Tuscaloosa, Ala. —
Tuscaloosa, Ala.
Two images immediately catch the attention of newcomers to the Tuscaloosa neighborhood of Alberta.
Tall trees, stripped of their limbs, with clusters of new leaves sprouting from their trunks.
And vacant, rectangular slabs of concrete, scattered along most of the streets.
Both visuals serve as reminders of six horrific minutes of April 27, 2011. At 5:10 p.m. that day, a towering tornado churned through this Alabama city, home of 93,000 residents where gas stations, restaurants, apartment houses and car bumpers bear the slogan, “Roll Tide,” in honor of their hometown team — the University of Alabama Crimson Tide. The destruction was vast. The tornado rated as an F4, the second-highest status on the Fujita Scale, and measured more than a mile wide. Fifty-three people died in Tuscaloosa. The storm killed 253 people in Alabama, part of a record, three-day outbreak of 358 tornadoes across seven states.
Many physical and emotional scars remain. Those naked concrete slabs and lonesome trees are the easiest to see, along with yard signs offering free counseling for tornado-related stress.
Swirling, 190-mph winds damaged or destroyed 12 percent of the city, including 5,362 residential structures and many houses that once rested on those concrete pads in Alberta. Nearly 16 months later, many of those foundations still lay bare. Those howling gusts and updrafts that sucked entire homes into the black sky also ripped away all but the sturdiest limbs from the trees. Small starts of green now emerge from the tops of the trunks.
Some storm survivors are rebuilding their lives around what the tornado left, just like those trees.

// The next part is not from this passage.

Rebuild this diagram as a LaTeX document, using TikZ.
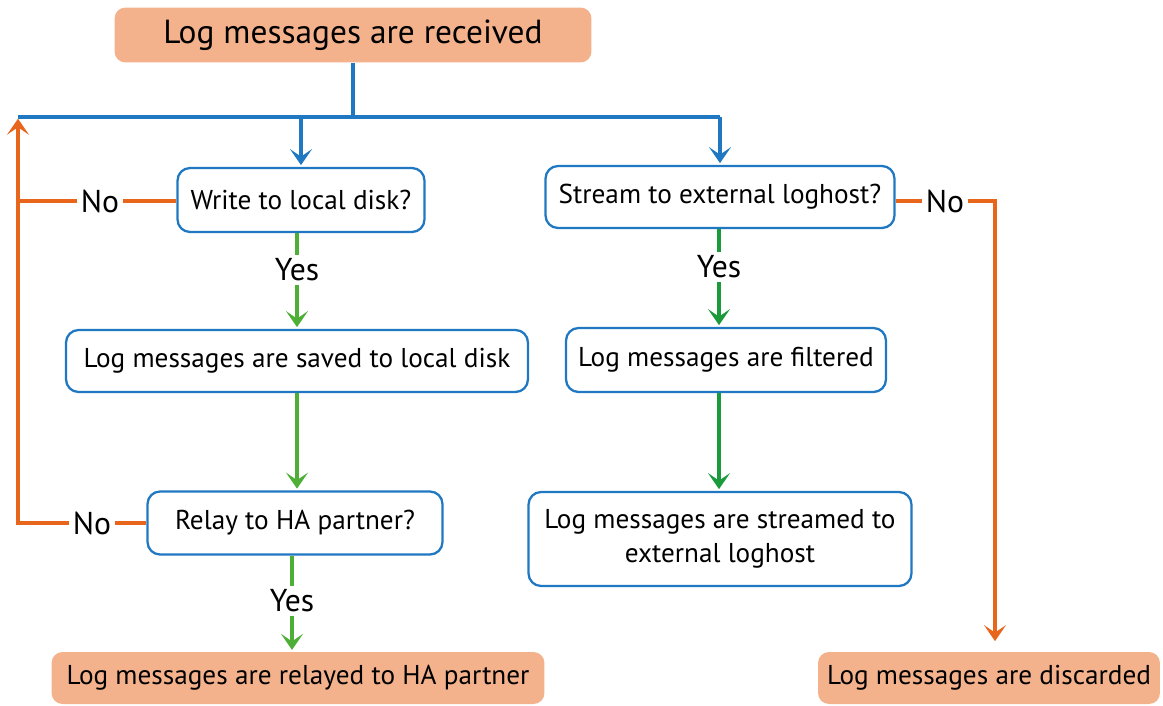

Some left, unable to continue a paycheck-to-paycheck lifestyle with a ruined house and no job. The tornado instantly erased 116 businesses, according to Birmingham News and Tuscaloosa Forward calculations, and severely damaged another 240 firms, ending employment for 10 percent of the population. Local schools’ enrollments have dropped 2 percent.
Many of the modest homes that sat atop those empty concrete pads are now just part of the 1.5 million cubic yards of debris cleared. That’s enough rubbish to fill Bryant-Denny Stadium — the dominant figure on the city’s horizon, where the revered Paul “Bear” Bryant once roamed the sidelines — five times. Just rocks and stray household items linger on the lifeless home foundations.
Last week, a small group from Maryland Community Church in Terre Haute saw the completion of two success stories in that Tuscaloosa district. The Terre Haute crew, serving with the Samaritan’s Purse disaster relief agency, added to a list of more than 26,000 volunteers from dozens of organizations around the continent who have assisted with Tuscaloosa’s recovery, including many more folks from the Wabash Valley. Last Friday, the Hoosier volunteers witnessed dedication ceremonies at two families’ homes, completely rebuilt by donation-funded Samaritan’s Purse labor and resources.
Speaking from their front porches, the homeowners told stories of survival that left few dry eyes among the neighbors, family, friends and volunteers gathered outside the new front doors. Their words of faith, hope, determination and gratitude also acknowledged the thin line between their recovery and those unoccupied foundations down the street. Many who lived to tell about the tornado wondered how and why they were spared as refrigerators, metal sheets and ceiling rafters hurtled overhead, and their own houses collapsed upon them.
Six minutes. One storm. Everything changes.
On rides through the Tuscaloosa neighborhoods in the Samaritan’s Purse trucks last week, it was hard not to fixate on the abandoned slabs and the amputated trees. It reminds passers-by of the temporary nature of things we accumulate on those 40-foot-by-60-foot foundations. An aerial photograph of those rectangles would reveal how tiny they are in comparison to the surrounding community, nation and world. Do our actions on those small spaces help, hurt or ignore others around us? How willing are we to go outside that comfort zone on behalf of others in need?
If, in an instant, all of our “stuff” stored on that rectangle blew away, would we be thankful to just still be breathing and satisfied with the person left standing?
New homes and businesses under construction in Tuscaloosa begin with a “safe room.” In a residential structure, those rooms double as a master closet, utility room or — in the case of Samaritan’s Purse homes — a bathroom. Safe rooms feature thick steel doors, reinforced walls and ceilings, designed to withstand winds up to 250 mph. To meet Federal Emergency Management Agency codes, the cost of a safe room ranges from $6,600 to $8,700. Last spring, the country music group Lady Antebellum donated $70,000 for the construction of nine safe rooms in Henryville following an F4 tornado that devastated that southern Indiana community. In Tuscaloosa last week, Terre Haute volunteers helped install a safe room door.
The typical home safe room holds up to 16 people and measures 8-foot-by-8-foot. If the concept works correctly, those occupants could emerge from a safe room unharmed to see everything else beyond those 64 square feet of protection gone.
I admire the people in Tuscaloosa who climbed out of the devastation 16 months ago and said, “Thank God, I’m alive. I’ve got more time, and I’m not going to waste it.”